Scientific classification
- Kingdom: Plantae
- Clade: Tracheophytes
- Clade: Angiosperms
- Clade: Eudicots
- Clade: Asterids
- Order: Ericales
- Family: Ericaceae
- Genus: Leucopogon
- Species: L. newbeyi
- Binomial name: Leucopogon newbeyi Hislop

= Leucopogon newbeyi =

- Genus: Leucopogon
- Species: newbeyi
- Authority: Hislop
- Conservation status: P3

Species of plant

Leucopogon newbeyi is a species of flowering plant in the heath family Ericaceae and is endemic to a small area in the southwest of Western Australia. It is an erect shrub with densely hairy young branchlets, linear to narrowly elliptic or narrowly egg-shaped leaves and erect, compact clusters of 7 to 17 white, bell-shaped flowers mainly on the ends of branches.

==Description==
Leucopogon newbeyi is an erect shrub that typically grows up to about 90 cm high and 70 cm wide, its young branchlets densely covered with straight or curved hairs. The leaves are spirally arranged, linear to narrowly elliptic or narrowly egg-shaped, 3.2–8.4 mm long and 0.8–1.5 mm wide on a yellowish petiole 0.3–0.6 mm long. The edges of the leaves are usually turned down or rolled under, the upper surface glabrous and lower surface hairy but sometimes concealed. The flowers are arranged in groups of 7 to 17, mainly on the ends of branchlets, with egg-shaped bracts 1.3–1.9 mm long, and egg-shaped bracteoles 1.6–2.5 mm long. The sepals are egg-shaped or narrowly egg-shaped and 2.0–3.1 mm long. The petals are white and joined at the base to form a bell-shaped or broadly bell-shaped tube 1.1–1.8 mm long, the lobes widely spreading and curved backwards, 1.7–2.5 mm long and densely bearded. Flowering mainly occurs in July and August and the fruit is an elliptic or oval drupe 2.0–2.4 mm long.

==Taxonomy and naming==
Leucopogon newbeyi was first formally described in 2012 by Michael Clyde Hislop in the journal Nuytsia from specimens he collected near Ongerup in 2011. The specific epithet (newbeyi) honours Kenneth Newbey.

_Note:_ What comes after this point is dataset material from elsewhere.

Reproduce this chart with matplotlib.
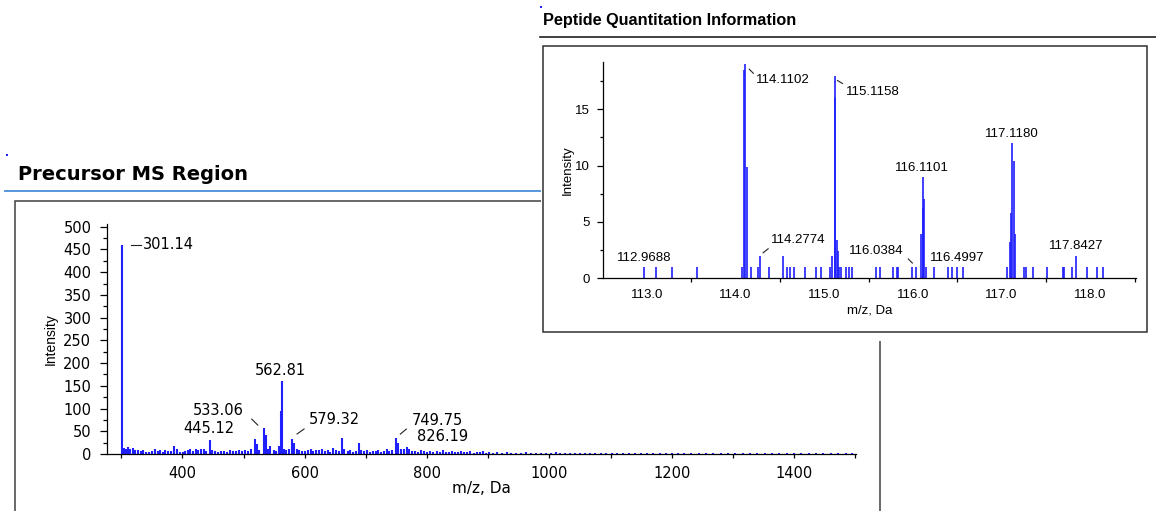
import matplotlib
matplotlib.use('Agg')
import matplotlib.pyplot as plt
from matplotlib.patches import Rectangle
from matplotlib.lines import Line2D
from matplotlib.transforms import IdentityTransform
from matplotlib.ticker import MultipleLocator, FixedLocator

W, H = 1156, 511
BLUE = '#1f1fff'
RULE_BLUE = '#4a8fdb'

# ---- precursor MS spectrum (m/z, intensity) ----
prec_mz = [301.14, 304, 308, 311, 315, 319, 323, 327, 332, 336, 341, 346, 351, 355,
           360, 364, 368, 372, 377, 381, 387, 391, 396, 401, 405, 409, 413, 418, 422,
           426, 431, 435, 439, 445.12, 448, 453, 458, 463, 468, 473, 478, 483, 488,
           493, 498, 503, 508, 513, 518, 522, 526, 533.06, 536, 540, 544, 549, 553,
           558, 561, 562.81, 566, 570, 574, 579.32, 583, 587, 591, 596, 600, 605,
           610, 614, 619, 624, 629, 633, 638, 642, 647, 651, 656, 661, 665, 670, 674,
           679, 684, 688, 692, 697, 702, 706, 711, 716, 720, 725, 729, 734, 738, 743,
           749.75, 752, 757, 762, 767, 771, 775, 780, 785, 790, 795, 800, 805, 810,
           816, 821, 826.19, 831, 836, 841, 846, 851, 856, 861, 866, 871, 876, 881,
           886, 891, 896, 902, 908, 915, 922, 930, 938, 946, 954, 962, 970, 978, 986,
           994, 1002, 1010, 1018, 1026, 1034, 1042, 1050, 1058, 1066, 1075, 1084,
           1093, 1102, 1111, 1120, 1130, 1140, 1150, 1160, 1170, 1180, 1190, 1200,
           1210, 1220, 1232, 1244, 1256, 1268, 1280, 1292, 1304, 1316, 1328, 1340,
           1352, 1364, 1376, 1388, 1400, 1412, 1424, 1436, 1448, 1460, 1472, 1484, 1495]
prec_int = [460, 14, 12, 15, 10, 13, 8, 9, 6, 8, 5, 4, 7, 12,
            6, 8, 5, 9, 7, 6, 18, 10, 5, 4, 6, 8, 11, 7, 12,
            9, 12, 10, 6, 30, 9, 6, 5, 7, 6, 5, 8, 7, 6,
            9, 7, 8, 6, 10, 33, 22, 9, 57, 42, 10, 18, 8, 6,
            18, 95, 160, 12, 8, 10, 33, 25, 12, 8, 7, 6, 8,
            10, 6, 9, 8, 10, 6, 8, 5, 14, 9, 7, 35, 10, 6, 8,
            5, 7, 24, 8, 6, 9, 5, 7, 6, 8, 5, 6, 12, 6, 8,
            35, 25, 10, 12, 15, 10, 7, 6, 5, 8, 6, 5, 7, 4,
            6, 5, 9, 5, 4, 6, 5, 4, 7, 4, 5, 6, 3, 5,
            4, 7, 3, 4, 3, 4, 3, 4, 3, 2, 3, 4, 3, 2, 3,
            2, 3, 4, 2, 3, 2, 3, 2, 3, 2, 3, 2,
            3, 2, 2, 3, 2, 2, 3, 2, 2, 3, 2, 2,
            3, 2, 2, 3, 2, 2, 3, 2, 2, 3, 2, 2,
            3, 2, 2, 3, 2, 2, 3, 2, 2, 3, 2, 2, 3]
prec_labels = ['301.14', '445.12', '533.06', '562.81', '579.32', '749.75', '826.19']
prec_label_mz = [301.14, 445.12, 533.06, 562.81, 579.32, 749.75, 826.19]
prec_label_int = [460, 30, 57, 160, 33, 35, 9]

# ---- reporter ion region (m/z, intensity) ----
quant_mz = [112.9688, 113.10, 113.28, 113.57, 114.07, 114.095, 114.1102, 114.125,
            114.175, 114.255, 114.2774, 114.38, 114.53, 114.575, 114.61, 114.655,
            114.78, 114.905, 114.96, 115.07, 115.09, 115.1158, 115.125, 115.14,
            115.155, 115.17, 115.185, 115.245, 115.275, 115.315, 115.58, 115.63,
            115.77, 115.815, 115.835, 115.985, 116.0384, 116.09, 116.1101, 116.118,
            116.128, 116.148, 116.238, 116.40, 116.437, 116.4997, 116.568, 117.064,
            117.095, 117.108, 117.1180, 117.134, 117.152, 117.253, 117.275, 117.35,
            117.515, 117.689, 117.703, 117.79, 117.8427, 117.96, 118.079, 118.14]
quant_int = [1, 1, 1, 1, 1, 18.5, 19.0, 9.9,
             1, 1, 2, 1, 2, 1, 1, 1,
             1, 1, 1, 1, 2, 18.0, 16.0, 3.4,
             2.4, 1, 1, 1, 1, 1, 1, 1,
             1, 1, 1, 1, 1, 3.9, 9.0, 6.2,
             7.0, 1, 1, 1, 1, 1, 1, 1,
             3.2, 5.8, 12.0, 10.4, 3.9, 1, 1, 1,
             1, 1, 1, 1, 2, 1, 1, 1]
quant_labels = ['112.9688', '114.1102', '114.2774', '115.1158', '116.0384',
                '116.1101', '116.4997', '117.1180', '117.8427']
quant_label_mz = [112.9688, 114.1102, 114.2774, 115.1158, 116.0384,
                  116.1101, 116.4997, 117.1180, 117.8427]
quant_label_int = [1, 19.0, 2, 18.0, 1, 9.0, 1, 12.0, 2]

# label placement in pixels from the peak top (dx, dy: +right, +down), leader or None
prec_layout = [
    ((21, 0, 'left', 'center'), (9, 0, 19, 0)),
    ((-1, -4, 'center', 'bottom'), None),
    ((-46, -18, 'center', 'center'), (-12, -9, -6, -3)),
    ((-2, -3, 'center', 'bottom'), None),
    ((42, -19, 'center', 'center'), (5, -5, 12, -10)),
    ((41, -18, 'center', 'center'), (4, -4, 10, -9)),
    ((-1, -6, 'center', 'bottom'), None),
]
quant_layout = [
    ((0, -3, 'center', 'bottom'), None),
    ((11, 16, 'left', 'center'), (4, 5, 8, 9)),
    ((11, -16, 'left', 'center'), (3, -3, 8, -7)),
    ((11, 16, 'left', 'center'), (3, 5, 8, 8)),
    ((-40, -16, 'center', 'center'), (-8, -8, -4, -4)),
    ((-1, -3, 'center', 'bottom'), None),
    ((0, -3, 'center', 'bottom'), None),
    ((0, -3, 'center', 'bottom'), None),
    ((0, -4, 'center', 'bottom'), None),
]


def frac(x0, y0, x1, y1):
    return [x0 / W, 1 - y1 / H, (x1 - x0) / W, (y1 - y0) / H]


def fig_line(fig, x0, y0, x1, y1, **kw):
    fig.add_artist(Line2D([x0 / W, x1 / W], [1 - y0 / H, 1 - y1 / H],
                          transform=fig.transFigure, **kw))


def fig_rect(fig, x0, y0, x1, y1, **kw):
    fig.add_artist(Rectangle((x0 / W, 1 - y1 / H), (x1 - x0) / W, (y1 - y0) / H,
                             transform=fig.transFigure, **kw))


def label_peaks(fig, ax, labels, mzs, ints, layout, font, size, z):
    for lab, mz, inten, (txt, lead) in zip(labels, mzs, ints, layout):
        dx, dy, ha, va = txt
        ax.annotate(lab, xy=(mz, inten), xytext=(dx, -dy), textcoords='offset pixels',
                    ha=ha, va=va, fontsize=size, family=font, annotation_clip=False)
        if lead:
            x0, y0, x1, y1 = lead
            px, py = ax.transData.transform((mz, inten))
            fig.add_artist(Line2D([px + x0, px + x1], [py - y0, py - y1],
                                  transform=IdentityTransform(), color='#222222',
                                  lw=0.8, zorder=z))


def style_axes(ax):
    for s in ('top', 'right'):
        ax.spines[s].set_visible(False)
    for s in ('left', 'bottom'):
        ax.spines[s].set_color('black')
        ax.spines[s].set_linewidth(0.9)
    ax.patch.set_alpha(0)


fig = plt.figure(figsize=(W / 100, H / 100), dpi=100)

# ---------- left panel: Precursor MS Region ----------
fig_rect(fig, 6, 154, 8, 156, facecolor=BLUE, edgecolor='none', zorder=0.5)
fig.text(18 / W, 1 - 180 / H, 'Precursor MS Region', fontsize=14, fontweight='bold',
         family='DejaVu Sans', va='baseline', ha='left')
fig_line(fig, 5, 191, 541, 191, color=RULE_BLUE, lw=1.3, zorder=0.5)
fig_rect(fig, 15, 201, 880, 530, facecolor='none', edgecolor='#404040', lw=1.1, zorder=0.5)

axl = fig.add_axes(frac(107.3, 224, 855.6, 454), zorder=0.6)
style_axes(axl)
axl.vlines(prec_mz, 0, prec_int, color=BLUE, lw=1.5)
axl.set_xlim(277.3, 1500.5)
axl.set_ylim(0, 506)
axl.xaxis.set_major_locator(FixedLocator([400, 600, 800, 1000, 1200, 1400]))
axl.xaxis.set_minor_locator(FixedLocator([300, 500, 700, 900, 1100, 1300, 1500]))
axl.yaxis.set_major_locator(MultipleLocator(50))
axl.yaxis.set_minor_locator(MultipleLocator(25))
axl.tick_params(axis='x', which='both', length=3, width=0.9, pad=6,
                labelsize=10.5, labelfontfamily='DejaVu Sans')
axl.tick_params(axis='y', which='major', length=5, width=0.9, pad=6.5,
                labelsize=10.5, labelfontfamily='DejaVu Sans')
axl.tick_params(axis='y', which='minor', length=3, width=0.9)
axl.text(-0.0762, 0.5, 'Intensity', rotation=90, ha='center', va='center',
         transform=axl.transAxes, fontsize=10, family='Liberation Sans')
axl.text(0.5, -0.149, 'm/z, Da', ha='center', va='center', transform=axl.transAxes,
         fontsize=11, family='DejaVu Sans')
label_peaks(fig, axl, prec_labels, prec_label_mz, prec_label_int, prec_layout,
            'DejaVu Sans', 10.5, 0.7)

# white sheet of the second panel lying over the first
fig_rect(fig, 541, 0, 1156, 341, facecolor='white', edgecolor='none', zorder=1)

# ---------- right panel: Peptide Quantitation Information ----------
fig_rect(fig, 540, 6, 542, 8, facecolor=BLUE, edgecolor='none', zorder=1.2)
fig.text(543 / W, 1 - 24.5 / H, 'Peptide Quantitation Information', fontsize=11.7,
         fontweight='bold', family='Liberation Sans', va='baseline', ha='left', zorder=3)
fig_line(fig, 540, 37.5, 1156, 37.5, color='#202020', lw=1.2, zorder=1.2)
fig_rect(fig, 543, 46, 1147, 332, facecolor='white', edgecolor='#303030', lw=1.1,
         zorder=1.3)

axr = fig.add_axes(frac(602.5, 62, 1136, 278.3), zorder=2)
style_axes(axr)
axr.vlines(quant_mz, 0, quant_int, color=BLUE, lw=1.2)
axr.set_xlim(112.5, 118.515)
axr.set_ylim(0, 19.2)
axr.xaxis.set_major_locator(FixedLocator([113, 114, 115, 116, 117, 118]))
axr.xaxis.set_major_formatter(lambda v, p: f'{v:.1f}')
axr.xaxis.set_minor_locator(FixedLocator([113.5, 114.5, 115.5, 116.5, 117.5, 118.5]))
axr.yaxis.set_major_locator(FixedLocator([0, 5, 10, 15]))
axr.yaxis.set_minor_locator(FixedLocator([2.5, 7.5, 12.5, 17.5]))
axr.tick_params(axis='x', which='major', length=0, pad=8,
                labelsize=9.5, labelfontfamily='Liberation Sans')
axr.tick_params(axis='x', which='minor', length=3, width=0.9)
axr.tick_params(axis='y', which='major', length=4.5, width=0.9, pad=4.5,
                labelsize=9.5, labelfontfamily='Liberation Sans')
axr.tick_params(axis='y', which='minor', length=2.5, width=0.9)
axr.text(-0.0647, 0.5, 'Intensity', rotation=90, ha='center', va='center',
         transform=axr.transAxes, fontsize=9.5, family='Liberation Sans')
axr.text(0.5, -0.1466, 'm/z, Da', ha='center', va='center', transform=axr.transAxes,
         fontsize=9.5, family='Liberation Sans')
label_peaks(fig, axr, quant_labels, quant_label_mz, quant_label_int, quant_layout,
            'Liberation Sans', 9.5, 2.5)

fig.savefig('out.png', dpi=100, facecolor='white')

==Distribution and habitat==
This leucopogon grows in the understorey of mallee woodland and occurs in a narrow band from near Nyabing to south of Ongerup in the Mallee bioregion of south-western Western Australia.

==Conservation status==
Leucopogon newbeyi is listed as "Priority Three" by the Government of Western Australia Department of Biodiversity, Conservation and Attractions, meaning that it is poorly known and known from only a few locations but is not under imminent threat.